The are of course other factors to consider when using "counter trend" strategies and these should strategies should only be used by experienced swing traders.
I mention these advanced strategies because this week we saw a good opportunity to use them.
On Tuesday we noticed that the HUGE gap down brought us down to levels in the S&P and Dow that we saw in the beginning of February.
After such as extended move DOWN over the past 2 weeks you had to think that there MAY be some support in the area.
We did NOT blindly buy into the GAP down but instead we waited to see how the market traded around this level.
By mid morning on Tuesday the strength in the market was obvious…there were buyers picking up stock at these new lows.

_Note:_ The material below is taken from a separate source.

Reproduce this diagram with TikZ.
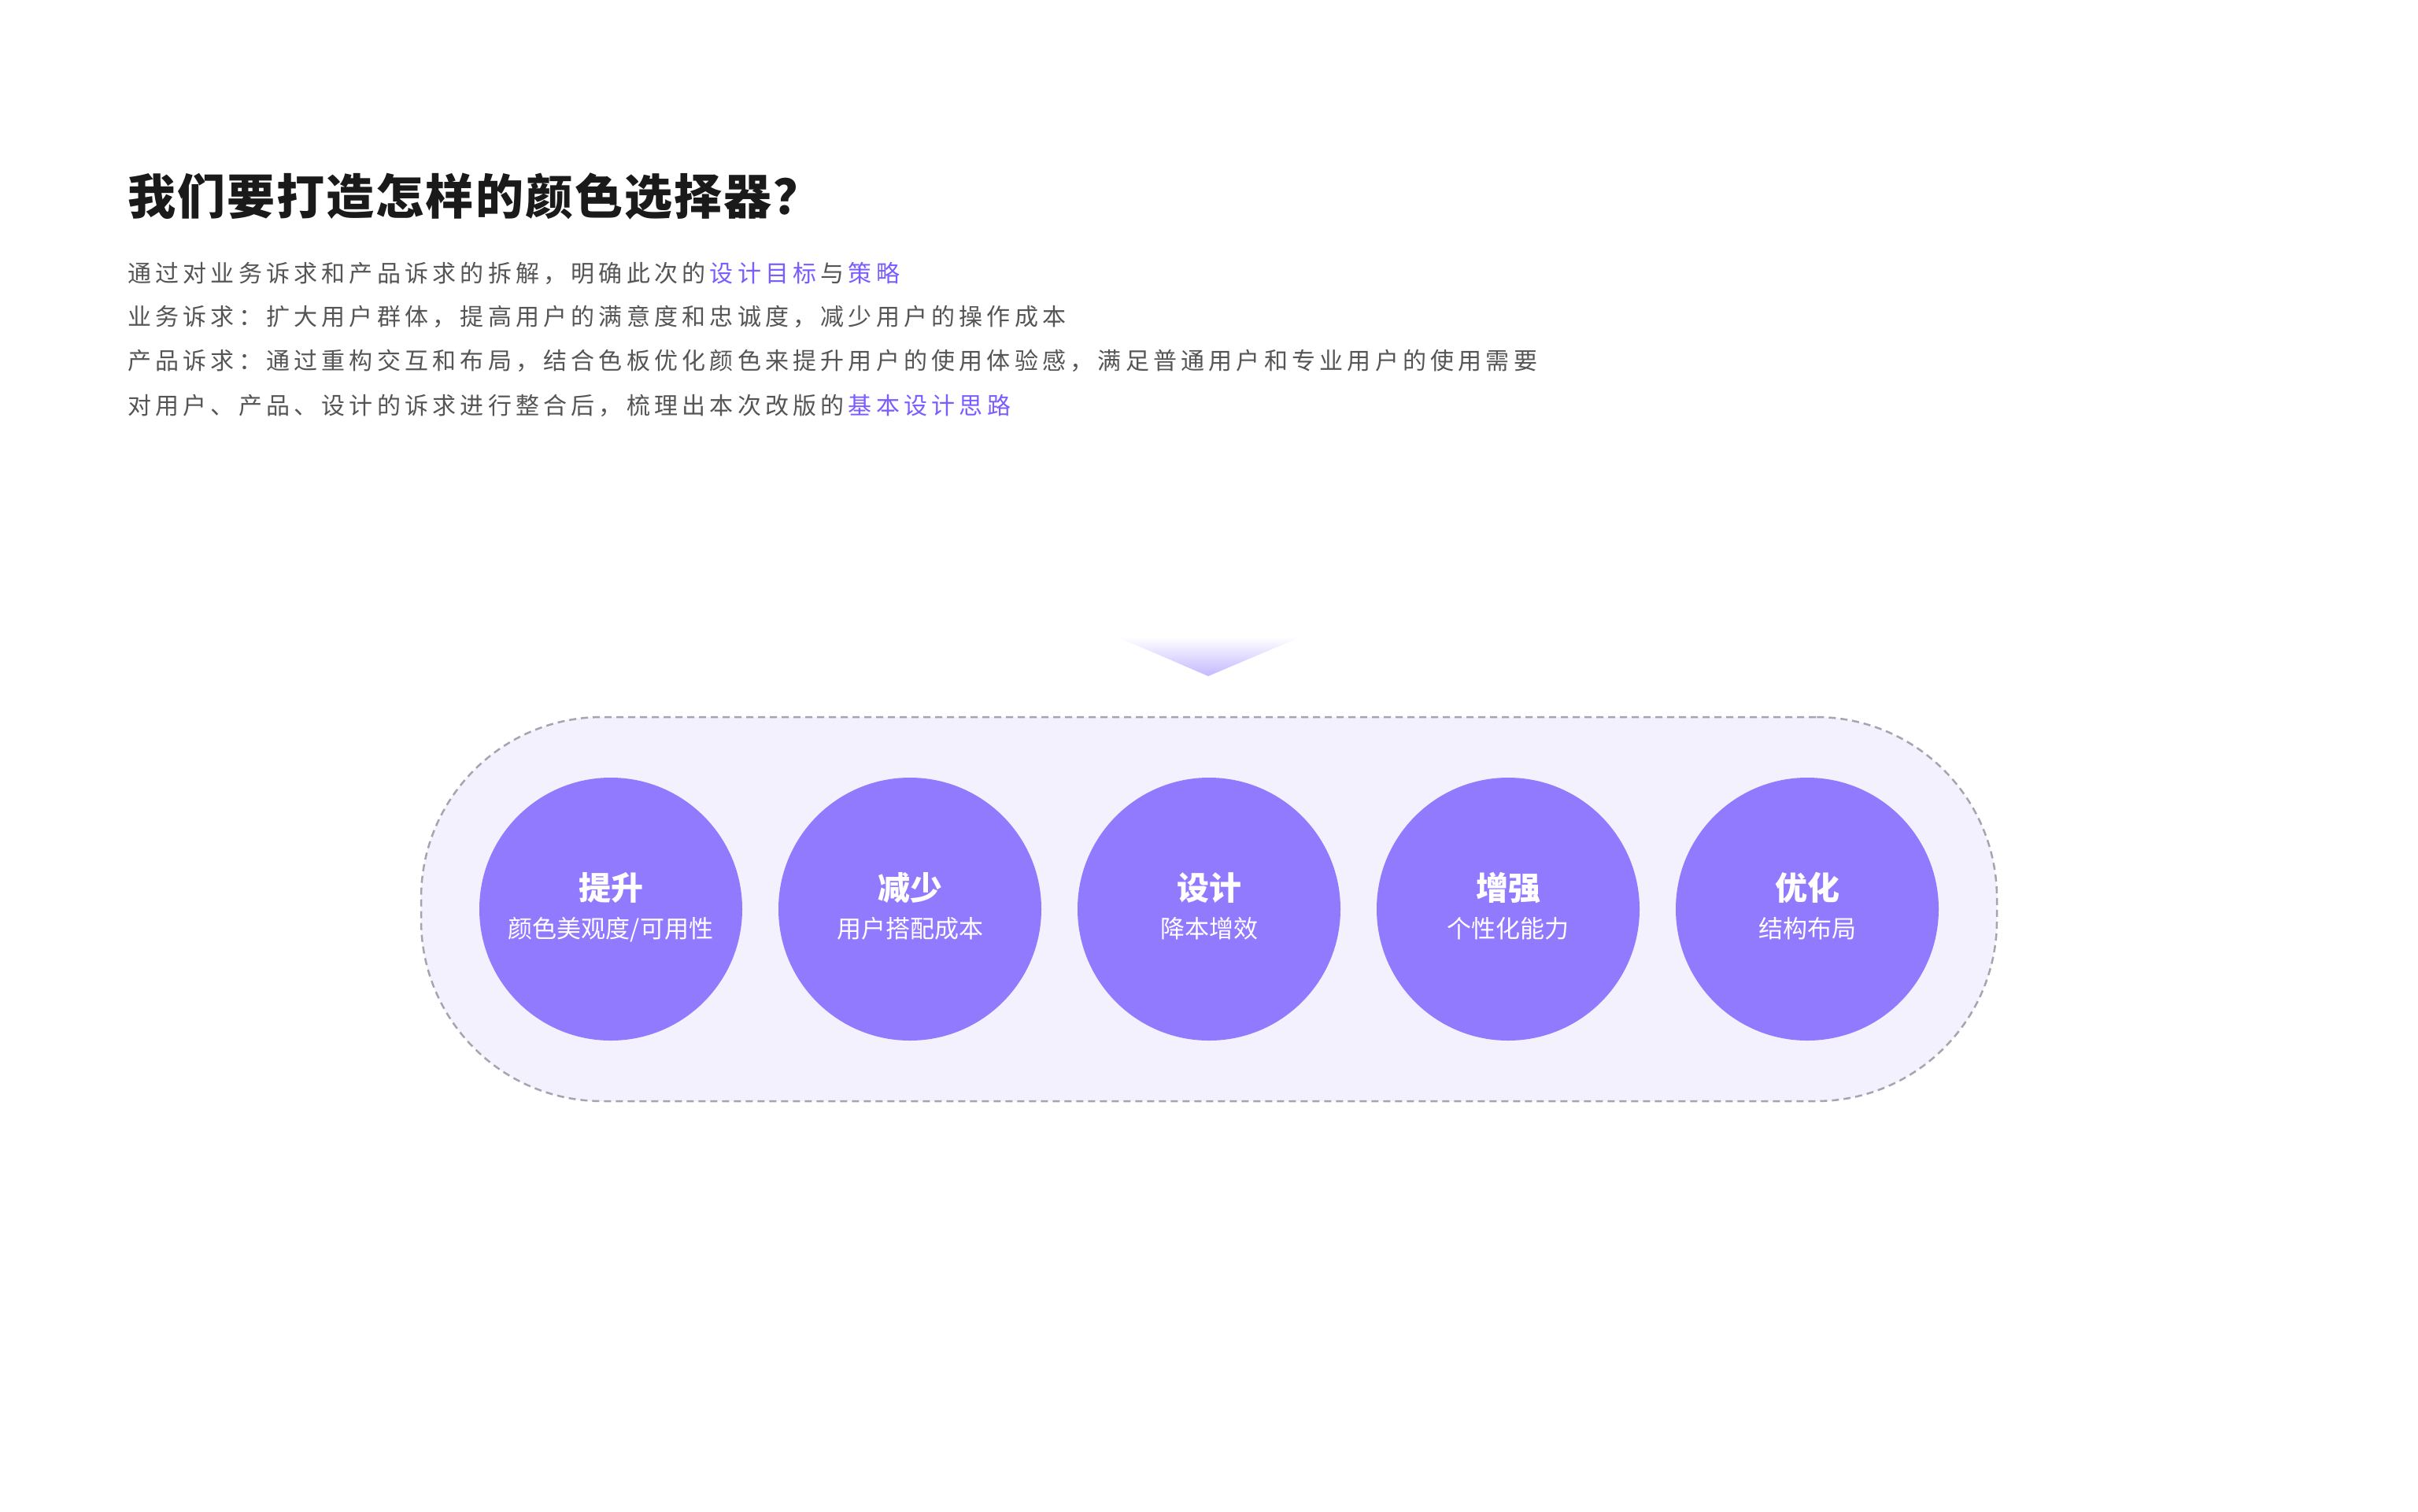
\documentclass[tikz,border=0pt]{standalone}
\usepackage{fontspec}
\setmainfont{Noto Sans CJK SC}
\newfontfamily\bodyfont[LetterSpace=17.4]{Noto Sans CJK SC}
\newfontfamily\headfont[LetterSpace=3.5]{Noto Sans CJK SC}
\usetikzlibrary{positioning, calc, shapes.geometric}
\definecolor{titleink}{HTML}{1A1A1A}
\definecolor{bodyink}{HTML}{555555}
\definecolor{accent}{HTML}{7A5CFF}
\definecolor{goalfill}{HTML}{927AFF}
\definecolor{bandfill}{HTML}{F3F1FE}
\definecolor{banddash}{HTML}{A6A4AE}
\definecolor{tipfill}{HTML}{C4B8FF}
\newcommand{\hl}[1]{\kern0.174em\textcolor{accent}{#1}\kern0.174em}
\tikzset{
  heading/.style = {anchor=base west, inner sep=0, text=titleink, font=\headfont\fontsize{61}{72}\selectfont\bfseries},
  bodyline/.style = {anchor=base west, inner sep=0, text=bodyink, font=\bodyfont\fontsize{30}{36}\selectfont},
  band/.style = {rectangle, rounded corners=230pt, draw=banddash, dash pattern=on 9pt off 6pt, line width=2.5pt, fill=bandfill, minimum width=2002pt, minimum height=488pt},
  goal/.style = {circle, fill=goalfill, minimum size=334pt, inner sep=0},
  goaltitle/.style = {anchor=base, inner sep=0, text=white, font=\fontsize{41}{48}\selectfont\bfseries},
  goalsub/.style = {anchor=base, inner sep=0, text=white, font=\fontsize{31}{36}\selectfont}
}

\begin{document}
\begin{tikzpicture}[x=1pt, y=-1pt]
    \fill[white] (0,0) rectangle (3072,1920);
    \useasboundingbox (0,0) rectangle (3072,1920);

    % Heading and intro text
    \node (title) [heading] at (162,272) {我们要打造怎样的颜色选择器？};
    \node (intro) [bodyline] at (162,358) {通过对业务诉求和产品诉求的拆解，明确此次的\hl{设计目标}与\hl{策略}};
    \node (biz) [bodyline] at (162,413) {业务诉求：扩大用户群体，提高用户的满意度和忠诚度，减少用户的操作成本};
    \node (prod) [bodyline] at (162,469) {产品诉求：通过重构交互和布局，结合色板优化颜色来提升用户的使用体验感，满足普通用户和专业用户的使用需要};
    \node (sum) [bodyline] at (162,526) {对用户、产品、设计的诉求进行整合后，梳理出本次改版的\hl{基本设计思路}};

    % Pointer
    \shade[top color=white, bottom color=tipfill] (1419,809) -- (1653,809) -- (1535,859) -- cycle;

    % Band
    \node (band) [band] at (1536,1155) {};

    % Goals
    \node (lift) [goal] at (776,1155) {};
    \node (reduce) [goal] at (1156,1155) {};
    \node (design) [goal] at (1536,1155) {};
    \node (boost) [goal] at (1916,1155) {};
    \node (refine) [goal] at (2296,1155) {};

    \node (lifttitle) [goaltitle] at ($(lift)+(0,-12)$) {提升};
    \node (liftsub) [goalsub] at ($(lift)+(0,36)$) {颜色美观度/可用性};
    \node (reducetitle) [goaltitle] at ($(reduce)+(0,-12)$) {减少};
    \node (reducesub) [goalsub] at ($(reduce)+(0,36)$) {用户搭配成本};
    \node (designtitle) [goaltitle] at ($(design)+(0,-12)$) {设计};
    \node (designsub) [goalsub] at ($(design)+(0,36)$) {降本增效};
    \node (boosttitle) [goaltitle] at ($(boost)+(0,-12)$) {增强};
    \node (boostsub) [goalsub] at ($(boost)+(0,36)$) {个性化能力};
    \node (refinetitle) [goaltitle] at ($(refine)+(0,-12)$) {优化};
    \node (refinesub) [goalsub] at ($(refine)+(0,36)$) {结构布局};
\end{tikzpicture}
\end{document}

As the market started to follow through the rest of the day we were able to initiate a few LONG trades.
We looked for relatively strong stocks that were either OVERSOLD or showing signs of holding a support level.
Stocks like ATVI and MCHP.
Both ATVI and MRVL were SHORT TERM OVERSOLD as they traded into their LONGER term support levels.
Tuesday's GAP and RIP gave us any opportunity for a low risk trade in both stocks.
We exited ATVI today (Friday) for a nice gain as it reached SHORT TERM OVER BOUGHT levels into the close.
MRVL was not yet OVER BOUGHT as of the close so we exited a portion of position and are trailing the rest with a tight stop.
We did stay away from some of the other stocks with similar patterns due to their recent weakness.
AXP and X come to mind as well as some of the other financial stocks.
We put these stocks on our "DO NOT TRADE" list because both sectors have been the leaders to the DOWN side in recent weeks.
The recent "bounce" in the market could simply be a pullback before the next down move.
If so we have a bunch of stocks that are setting up nicely to the SHORT side.
If the market finds some legs and continues UP from here we have a few positions on and we will trail our stops accordingly.
We will also look for opportunities to get into some of the strong stocks like FDO, SNDK, ALK and WSM.
No one knows for sure which way we go from here but by being able to trade the market by using some advanced strategies you should be able to make profitable trades in any environment.